* **Dataset content**:
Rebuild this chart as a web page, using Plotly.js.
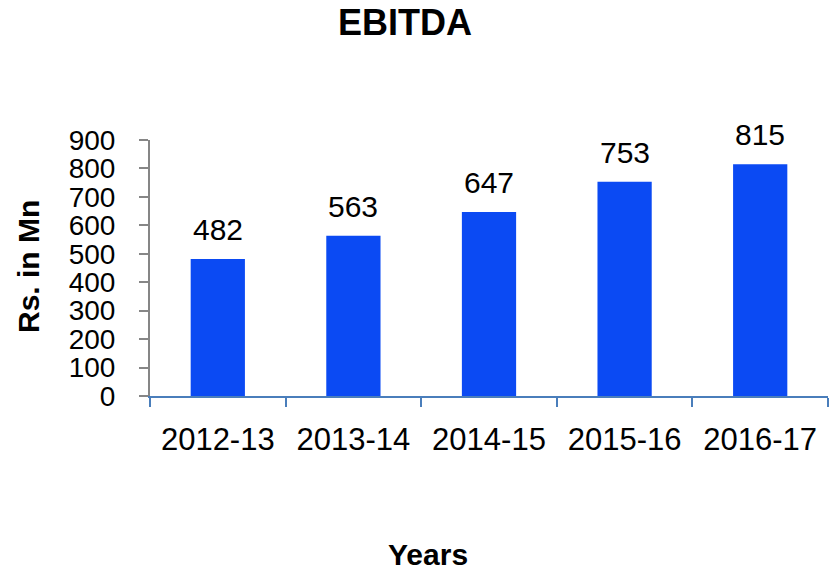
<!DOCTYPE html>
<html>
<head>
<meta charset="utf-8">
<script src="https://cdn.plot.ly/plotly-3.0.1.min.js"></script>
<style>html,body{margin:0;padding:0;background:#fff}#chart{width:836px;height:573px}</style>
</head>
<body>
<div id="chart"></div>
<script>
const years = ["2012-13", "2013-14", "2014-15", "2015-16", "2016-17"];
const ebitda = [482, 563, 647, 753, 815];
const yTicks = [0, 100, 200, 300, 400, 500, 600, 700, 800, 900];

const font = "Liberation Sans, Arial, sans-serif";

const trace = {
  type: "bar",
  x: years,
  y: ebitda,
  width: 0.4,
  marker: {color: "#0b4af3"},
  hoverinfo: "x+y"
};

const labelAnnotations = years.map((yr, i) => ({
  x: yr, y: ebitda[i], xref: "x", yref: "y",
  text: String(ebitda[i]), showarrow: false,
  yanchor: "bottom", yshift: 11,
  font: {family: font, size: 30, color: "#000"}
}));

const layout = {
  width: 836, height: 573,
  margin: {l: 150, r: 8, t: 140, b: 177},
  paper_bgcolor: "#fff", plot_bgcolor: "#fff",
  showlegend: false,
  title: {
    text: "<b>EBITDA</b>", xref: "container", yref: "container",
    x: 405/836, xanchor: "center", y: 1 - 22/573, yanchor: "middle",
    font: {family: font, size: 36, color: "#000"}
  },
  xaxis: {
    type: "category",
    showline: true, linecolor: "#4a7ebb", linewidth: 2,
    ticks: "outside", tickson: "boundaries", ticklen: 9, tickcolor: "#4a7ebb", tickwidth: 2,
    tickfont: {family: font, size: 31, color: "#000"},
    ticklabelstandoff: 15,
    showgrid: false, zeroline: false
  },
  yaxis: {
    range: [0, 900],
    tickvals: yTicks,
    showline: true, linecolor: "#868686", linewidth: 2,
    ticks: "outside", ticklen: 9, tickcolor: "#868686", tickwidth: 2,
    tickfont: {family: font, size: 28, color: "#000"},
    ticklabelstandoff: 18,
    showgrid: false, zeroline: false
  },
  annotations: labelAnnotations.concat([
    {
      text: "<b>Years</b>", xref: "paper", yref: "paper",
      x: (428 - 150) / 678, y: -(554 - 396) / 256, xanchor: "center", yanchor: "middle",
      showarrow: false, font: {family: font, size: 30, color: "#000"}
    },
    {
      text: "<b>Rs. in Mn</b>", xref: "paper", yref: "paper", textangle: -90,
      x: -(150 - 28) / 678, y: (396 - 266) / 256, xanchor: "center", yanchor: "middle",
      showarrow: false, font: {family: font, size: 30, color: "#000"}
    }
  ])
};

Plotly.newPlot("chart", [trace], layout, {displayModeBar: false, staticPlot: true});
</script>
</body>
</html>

* **Short problem**: Exclude the images, then output the data above word for word.

* **Answer to the exercise**:
Rebuild this chart as a web page, using Plotly.js.
<!DOCTYPE html>
<html>
<head>
<meta charset="utf-8">
<script src="https://cdn.plot.ly/plotly-3.0.1.min.js"></script>
<style>html,body{margin:0;padding:0;background:#fff}#chart{width:836px;height:573px}</style>
</head>
<body>
<div id="chart"></div>
<script>
const years = ["2012-13", "2013-14", "2014-15", "2015-16", "2016-17"];
const ebitda = [482, 563, 647, 753, 815];
const yTicks = [0, 100, 200, 300, 400, 500, 600, 700, 800, 900];

const font = "Liberation Sans, Arial, sans-serif";

const trace = {
  type: "bar",
  x: years,
  y: ebitda,
  width: 0.4,
  marker: {color: "#0b4af3"},
  hoverinfo: "x+y"
};

const labelAnnotations = years.map((yr, i) => ({
  x: yr, y: ebitda[i], xref: "x", yref: "y",
  text: String(ebitda[i]), showarrow: false,
  yanchor: "bottom", yshift: 11,
  font: {family: font, size: 30, color: "#000"}
}));

const layout = {
  width: 836, height: 573,
  margin: {l: 150, r: 8, t: 140, b: 177},
  paper_bgcolor: "#fff", plot_bgcolor: "#fff",
  showlegend: false,
  title: {
    text: "<b>EBITDA</b>", xref: "container", yref: "container",
    x: 405/836, xanchor: "center", y: 1 - 22/573, yanchor: "middle",
    font: {family: font, size: 36, color: "#000"}
  },
  xaxis: {
    type: "category",
    showline: true, linecolor: "#4a7ebb", linewidth: 2,
    ticks: "outside", tickson: "boundaries", ticklen: 9, tickcolor: "#4a7ebb", tickwidth: 2,
    tickfont: {family: font, size: 31, color: "#000"},
    ticklabelstandoff: 15,
    showgrid: false, zeroline: false
  },
  yaxis: {
    range: [0, 900],
    tickvals: yTicks,
    showline: true, linecolor: "#868686", linewidth: 2,
    ticks: "outside", ticklen: 9, tickcolor: "#868686", tickwidth: 2,
    tickfont: {family: font, size: 28, color: "#000"},
    ticklabelstandoff: 18,
    showgrid: false, zeroline: false
  },
  annotations: labelAnnotations.concat([
    {
      text: "<b>Years</b>", xref: "paper", yref: "paper",
      x: (428 - 150) / 678, y: -(554 - 396) / 256, xanchor: "center", yanchor: "middle",
      showarrow: false, font: {family: font, size: 30, color: "#000"}
    },
    {
      text: "<b>Rs. in Mn</b>", xref: "paper", yref: "paper", textangle: -90,
      x: -(150 - 28) / 678, y: (396 - 266) / 256, xanchor: "center", yanchor: "middle",
      showarrow: false, font: {family: font, size: 30, color: "#000"}
    }
  ])
};

Plotly.newPlot("chart", [trace], layout, {displayModeBar: false, staticPlot: true});
</script>
</body>
</html>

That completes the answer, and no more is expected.